Some of those furloughs are designated for days otherwise set aside for preparation, collaboration and professional development. Days the Hawaii State Teachers Association fought hard to get into its members’ contract. There are eight of them, total, and this year’s furloughs coincide with three.

Lots of planning already happens on teachers’ own time.

“Planning doesn’t stop,” said Christie Russell, a second-grade teacher at Palolo who has been on campus readying her classroom and lesson plans almost every day for a month. “I plan here, and then I go home and plan until midnight.”

The scenes this week at both Palolo and Kaiser High School in Hawaii Kai paint a picture of what these days are all about and why teachers find them so important.

Making Kaiser I.B.

Tuesday morning, scores of teachers from the Kaiser Complex gathered in the cafeteria at to learn how to help fulfill their collective goal of becoming an complex.

When educators don’t get their scheduled planning and learning time together, the learning process gets pushed back for students, too, said Kelly Bart, vice principal at Niu Valley Middle School.

Many at the training day expressed determination to move forward and make the best of what they have.

“The other stuff that swirls around us, let it swirl,” Kaiser High School Principal John Sosa told the cafeteria full of educators. “You focus on that student engagement that matters so much.”

Sweeping Classrooms, Wiping Down Desks at Palolo

The office at Palolo Elementary School bustled with activity Wednesday morning. Boxes and computers in transit littered the furniture and floors. Someone had perched a box of Elmer’s Glue on the counter.

Classroom doors lining the main courtyard were opened wide, and inside the rooms you could see teachers moving furniture, arranging supplies and cleaning.

Cleaning, by the way, is not in their contract. That responsibility, according to the contract, falls on the shoulders of the Department of Education. But teachers end up doing it anyway. Some even recruit family members to help.

Teachers also study data on their incoming students and talk to counselors and other teachers so they know those students’ strengths and growth areas. Classroom rosters can change up until the day students arrive, said curriculum coordinator Josefa Vickey.

Everything is geared toward making students feel welcome. And there are so many learning types in one classroom that teachers have to prepare for.

“Every teacher wants to be fully prepared for every single student,” said Arakaki. “On day one, it really shows whether you’re ready or not.”

Russell said failing to prepare can result in chaos in the classroom.

When they weren’t in their rooms, teachers were meeting both formally and informally with their colleagues in other classrooms or on walks between buildings.

“These days are about doing a lot of sharing,” said Arakaki, a curriculum coordinator. “You’re taking care of all the little details.

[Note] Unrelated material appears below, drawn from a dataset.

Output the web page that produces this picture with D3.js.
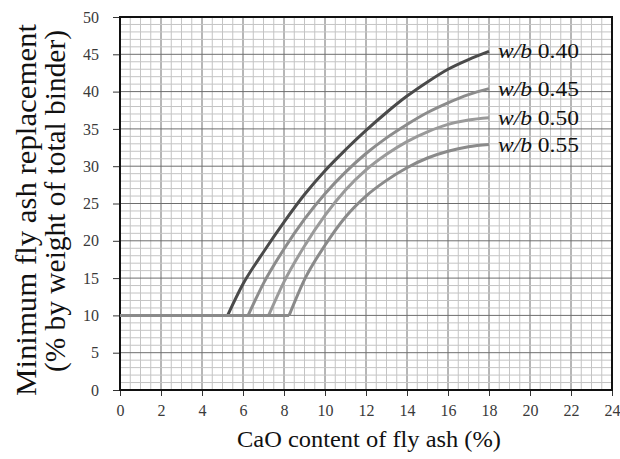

Wiping down furniture, making name tags, gathering all the materials you need and making lesson plans.”

The planning process is time-consuming, said fifth-grade teacher Janice Lock, but crucial, especially in keeping up with new state and federal requirements.

“The public doesn’t see all these changes that happen behind the scenes,” she said. “They just see contracts and test scores, but there’s so much going on beforehand that affects those things.”

Principal Ruth Silberstein said her teachers are committed to doing whatever it takes to start school on the right foot.

“It’s not about what I want, it’s about what needs to be done,” she said. “The kids will benefit, and in the long run, the teachers benefit from the kids learning.”

She keeps one small but meaningful ritual in the month before students return: opening the school gate every morning from 8:30 a.m. to 6 p.m. so teachers can come on their own time to get ready for students.

She plans to open the gates on Thursday through Sunday this week, despite furloughs and weekends — because she knows her teachers will come.